Now that we know the formula, and know that both Alice and Bob each have a revocation_basepoint and a per_commitment_point, we need to know which ones go together.
Recall that ctx_0a is the first commitment transaction that Alice can broadcast. If Alice broadcasts after it's revoke, Bob needs to be able to perform a penalty.
In ctx_0a, the remote node is Bob. Alice will ultimate reveal her per_commitment_secret to revoke this transaction. So we need to use Bob's revocation_basepoint_b and Alice's per_commitment_point_0a.
Both Alice and Bob have these pubkeys since they were exchanged during the channel open. So they both can generate revocation_pubkey_0a.

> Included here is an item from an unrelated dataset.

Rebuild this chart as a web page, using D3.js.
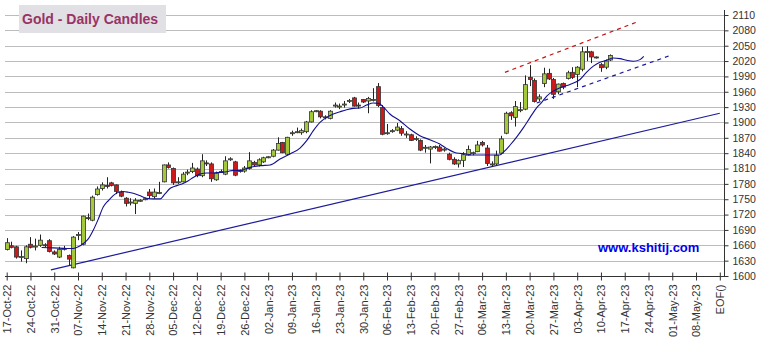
<!DOCTYPE html>
<html><head><meta charset="utf-8">
<script src="https://cdn.jsdelivr.net/npm/d3@7"></script>
<style>body{margin:0;background:#fff}svg{display:block}</style>
</head><body>
<script>
const tickLabels = ["17-Oct-22","24-Oct-22","31-Oct-22","07-Nov-22","14-Nov-22","21-Nov-22","28-Nov-22","05-Dec-22","12-Dec-22","19-Dec-22","26-Dec-22","02-Jan-23","09-Jan-23","16-Jan-23","23-Jan-23","30-Jan-23","06-Feb-23","13-Feb-23","20-Feb-23","27-Feb-23","06-Mar-23","13-Mar-23","20-Mar-23","27-Mar-23","03-Apr-23","10-Apr-23","17-Apr-23","24-Apr-23","01-May-23","08-May-23","EOF()"];
const yTicks = [1600,1630,1660,1690,1720,1750,1780,1810,1840,1870,1900,1930,1960,1990,2020,2050,2080,2110];
const open  = [1652,1659,1657,1637,1634,1662,1658,1660,1661,1669,1647,1637,1654,1640,1616,1680,1662,1714,1709,1759,1771,1777,1782,1778,1764,1752,1744,1742,1747,1750,1764,1755,1762,1784,1817,1810,1783,1784,1802,1804,1809,1796,1821,1819,1788,1804,1799,1828,1823,1806,1805,1810,1822,1817,1823,1832,1834,1846,1861,1838,1879,1881,1880,1882,1901,1922,1922,1911,1908,1933,1931,1935,1942,1948,1934,1945,1942,1944,1970,1929,1879,1883,1885,1888,1877,1876,1868,1865,1851,1848,1852,1852,1847,1838,1828,1819,1826,1836,1840,1843,1861,1850,1818,1819,1840,1879,1919,1910,1924,1926,1988,1982,1946,1976,1996,1984,1960,1976,1986,1998,1994,2004,2037,2038,2028,2013,2008,2022];
const high  = [1674,1667,1659,1650,1660,1676,1673,1681,1664,1672,1650,1657,1659,1642,1678,1686,1718,1722,1757,1775,1783,1793,1784,1779,1767,1754,1752,1752,1750,1753,1770,1771,1784,1818,1822,1812,1793,1803,1808,1821,1812,1838,1826,1822,1804,1808,1834,1832,1825,1808,1815,1842,1825,1830,1833,1834,1848,1871,1862,1872,1884,1890,1888,1903,1924,1924,1924,1914,1924,1939,1937,1942,1946,1950,1939,1946,1950,1967,1977,1934,1897,1887,1899,1893,1883,1878,1873,1867,1856,1854,1855,1856,1850,1841,1832,1828,1842,1855,1843,1864,1864,1856,1824,1845,1874,1921,1922,1942,1940,1992,2012,1986,1955,2007,2005,1987,1976,1978,2001,2008,2010,2048,2049,2040,2029,2016,2023,2033];
const low   = [1650,1654,1634,1628,1625,1654,1650,1657,1656,1646,1641,1635,1650,1621,1615,1670,1660,1709,1707,1757,1767,1771,1775,1760,1754,1736,1738,1721,1745,1748,1751,1751,1760,1783,1810,1778,1780,1783,1797,1801,1793,1793,1815,1784,1786,1802,1797,1825,1795,1802,1802,1808,1814,1814,1821,1830,1832,1845,1840,1836,1874,1879,1876,1879,1900,1920,1908,1906,1906,1929,1926,1929,1938,1931,1927,1938,1918,1941,1930,1875,1876,1880,1883,1874,1870,1864,1864,1844,1841,1820,1848,1843,1843,1826,1817,1812,1813,1835,1836,1842,1853,1815,1813,1817,1838,1877,1905,1892,1920,1924,1971,1939,1942,1969,1983,1946,1955,1965,1984,1985,1969,2000,2020,2016,2025,1999,2004,2020];
const close = [1665,1656,1637,1638,1657,1656,1658.5,1670,1660,1648,1643,1652,1653,1633,1676,1681,1717,1713,1754,1770,1778,1776,1777,1765,1756,1742,1744.5,1748,1748,1751,1757,1764,1763,1817,1812,1782,1784,1799,1803,1811,1796,1825,1820,1790,1801,1803,1825,1829,1797,1805,1811,1825,1817,1827,1831,1833,1846,1859,1841,1871,1880,1882,1884,1901,1921,1923,1911,1910,1922,1934,1932,1936,1943,1932,1933,1940,1947,1945,1933,1877,1880,1884,1891,1879,1877.5,1865,1868.5,1846,1851.5,1852,1853,1844,1848,1828,1819,1826,1837,1847,1841,1856,1856,1820,1819,1836,1868,1918,1913,1931,1925,1974,1984,1941,1950,1995,1985,1955,1975,1969,1997,1988,2008,2038,2038.5,2028,2027,2007,2020,2031];
const maDay = [7.35,9.8,12.6,14,15.07,16.1,17.2,18.2,19.3,20.3,21.4,22.4,23.5,24.5,25.6,26.6,28,29.4,30.9,32.3,33.3,34.4,35.8,37.2,38.2,39.3,40.7,42.1,43.5,44.9,46.3,47.7,49.1,51.2,53.3,55.4,57.5,59.6,61.7,63.1,64.5,65.9,67.3,68.7,70.1,71.5,72.9,74.3,75.7,77.1,78.2,79.3,80.6,82.7,84.8,86.9,89,91.1,92.5,94.6,96.7,98.1,100.9,103.7,104.5,105.9,107.3,108.7,110.1,111.5,112.5,113.6,115,116.4,118.5,120.6,122,123.4,124.8,126.2,127.6,129,130.4,131.8,133.2,134];
const maVal = [1655.6,1655,1653.7,1653.7,1657,1663.4,1673,1689.3,1712,1734.6,1747.5,1757.2,1763.7,1765,1763.7,1761.7,1757.2,1752,1750.7,1750.7,1760.4,1771.4,1776.6,1781,1786.3,1792.8,1799.2,1801.2,1801.2,1802.5,1803.8,1806.4,1806.4,1812.3,1815.6,1816.9,1828.6,1838.4,1850,1864.4,1884,1900.2,1910,1916.5,1921,1925,1927.5,1928.2,1934,1938,1937.3,1929.5,1916.5,1903.4,1887.2,1874.2,1866.3,1858,1849.4,1840.3,1838.4,1836.4,1836.4,1836.4,1842,1856,1872,1890,1910,1929,1938.8,1951.7,1961.4,1967.9,1974.3,1984,1998.3,2010,2017.7,2021.5,2026,2024.7,2021.5,2019.6,2022.8,2029.3];
const trendSolid = [[9.3,1612],[150,1918]];
const trendRedDash = [[104.8,1998],[132.9,2097.5]];
const trendBlueDash = [[111.5,1938],[139.9,2032]];

const W = 763, H = 344;
const svg = d3.select("body").append("svg").attr("width", W).attr("height", H);
const x = d3.scaleLinear().domain([0, 150]).range([6.7, 719.8]);
const y = d3.scaleLinear().domain([1600, 2110]).range([276, 15]);
const plotL = 5, plotR = 724;

// gridlines
svg.append("g").selectAll("line").data(yTicks.slice(1)).join("line")
  .attr("x1", plotL).attr("x2", plotR)
  .attr("y1", d => Math.round(y(d)) + 0.5).attr("y2", d => Math.round(y(d)) + 0.5)
  .attr("stroke", "#bcbcbc").attr("stroke-width", 1);

// title box
svg.append("rect").attr("x", 19).attr("y", 5).attr("width", 147).attr("height", 28).attr("fill", "#e1e0e4");
svg.append("text").attr("x", 22).attr("y", 24).text("Gold - Daily Candles")
  .attr("font-family", "Liberation Sans, Arial, sans-serif").attr("font-weight", "bold")
  .attr("font-size", 14).attr("fill", "#993366");

// website
svg.append("text").attr("x", 598).attr("y", 252).text("www.kshitij.com")
  .attr("font-family", "Liberation Sans, Arial, sans-serif").attr("font-weight", "bold")
  .attr("font-size", 13).attr("fill", "#0000ee");

// trend lines
const tl = d3.line().x(d => x(d[0])).y(d => y(d[1]));
svg.append("path").attr("d", tl(trendSolid)).attr("stroke", "#1c1c9c").attr("stroke-width", 1.2).attr("fill", "none");
svg.append("path").attr("d", tl(trendRedDash)).attr("stroke", "#cc1111").attr("stroke-width", 1.2).attr("stroke-dasharray", "4,4").attr("fill", "none");
svg.append("path").attr("d", tl(trendBlueDash)).attr("stroke", "#1a1aa0").attr("stroke-width", 1.2).attr("stroke-dasharray", "4,4").attr("fill", "none");

// candles
const idx = d3.range(open.length);
const cg = svg.append("g");
cg.selectAll("line.wick").data(idx).join("line").attr("class", "wick")
  .attr("x1", i => Math.round(x(i)) + 0.5).attr("x2", i => Math.round(x(i)) + 0.5)
  .attr("y1", i => y(high[i])).attr("y2", i => y(low[i]))
  .attr("stroke", "#222").attr("stroke-width", 1);
cg.selectAll("rect.body").data(idx).join("rect").attr("class", "body")
  .attr("x", i => Math.round(x(i)) - 1.5)
  .attr("y", i => y(Math.max(open[i], close[i])))
  .attr("width", 4)
  .attr("height", i => Math.max(1, Math.abs(y(open[i]) - y(close[i]))))
  .attr("fill", i => close[i] >= open[i] ? "#a3c93a" : "#cc1a1a")
  .attr("stroke", "#333").attr("stroke-width", 0.8);

// moving average
const ma = d3.line().curve(d3.curveMonotoneX).x((d, i) => x(maDay[i])).y((d, i) => y(maVal[i]));
svg.append("path").attr("d", ma(maDay)).attr("stroke", "#101090").attr("stroke-width", 1.1).attr("fill", "none");

// y axis
const ya = svg.append("g").attr("transform", `translate(${plotR + 0.5},0)`)
  .call(d3.axisRight(y).tickValues(yTicks).tickSize(4).tickPadding(4).tickFormat(d3.format("d")));
ya.select(".domain").remove();
ya.append("line").attr("x1", 0).attr("x2", 0).attr("y1", 10).attr("y2", 277).attr("stroke", "#333");
ya.selectAll(".tick line").attr("stroke", "#333");
ya.selectAll("text").attr("font-family", "Liberation Sans, Arial, sans-serif").attr("font-size", 10.5).attr("fill", "#333");

// x axis
const xa = svg.append("g").attr("transform", `translate(0,${Math.round(y(1600)) + 0.5})`)
  .call(d3.axisBottom(x).tickValues(d3.range(0, 151, 5)).tickFormat((d, i) => tickLabels[i]));
xa.select(".domain").remove();
xa.append("line").attr("x1", plotL).attr("x2", plotR).attr("stroke", "#333");
xa.selectAll(".tick line").attr("y1", -4).attr("y2", 4).attr("stroke", "#333");
xa.selectAll(".tick text").attr("transform", "rotate(-90)").attr("text-anchor", "end")
  .attr("x", -8).attr("y", 0).attr("dy", "0.35em")
  .attr("font-family", "Liberation Sans, Arial, sans-serif").attr("font-size", 11).attr("fill", "#333");
</script>
</body></html>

However, prior to revoking ctx_0a, neither Alice nor Bob have the the required information to generate the revocation private key. Bob clearly knows his revocation_basepoint_secret but he does not have Alice's per_commitment_secret_0a yet. Likewise, Alice does not have, nor will ever have, Bob's revocation_basepoint_secret. But Alice does have the per_commitment_secret_0a for ctx_0a.
Prior to revocation, if Alice drops ctx_0a on-chain neither Alice nor Bob have sufficient information to generate the revocation_privkey and spend via that path. This is perfect. In ctx_0a, Bob has immediate access to his funds via to_remote. Alice will need to wait until the sequence delay expires then she can access her funds.
This change once a ctx_0a has been revoked! To revoke ctx_0a, Alice sends Bob per_commitment_secret_0a. Bob now has both his revocation_basepoint_secret_b and per_commitment_secret_0a from Alice. If Alice broadcasts ctx_0a he can create the revocation_secret and sweep the funds! This is exactly the construct we need!
Hopefully this has helped you understand how keys are used to perform revocation with LN-Penalty.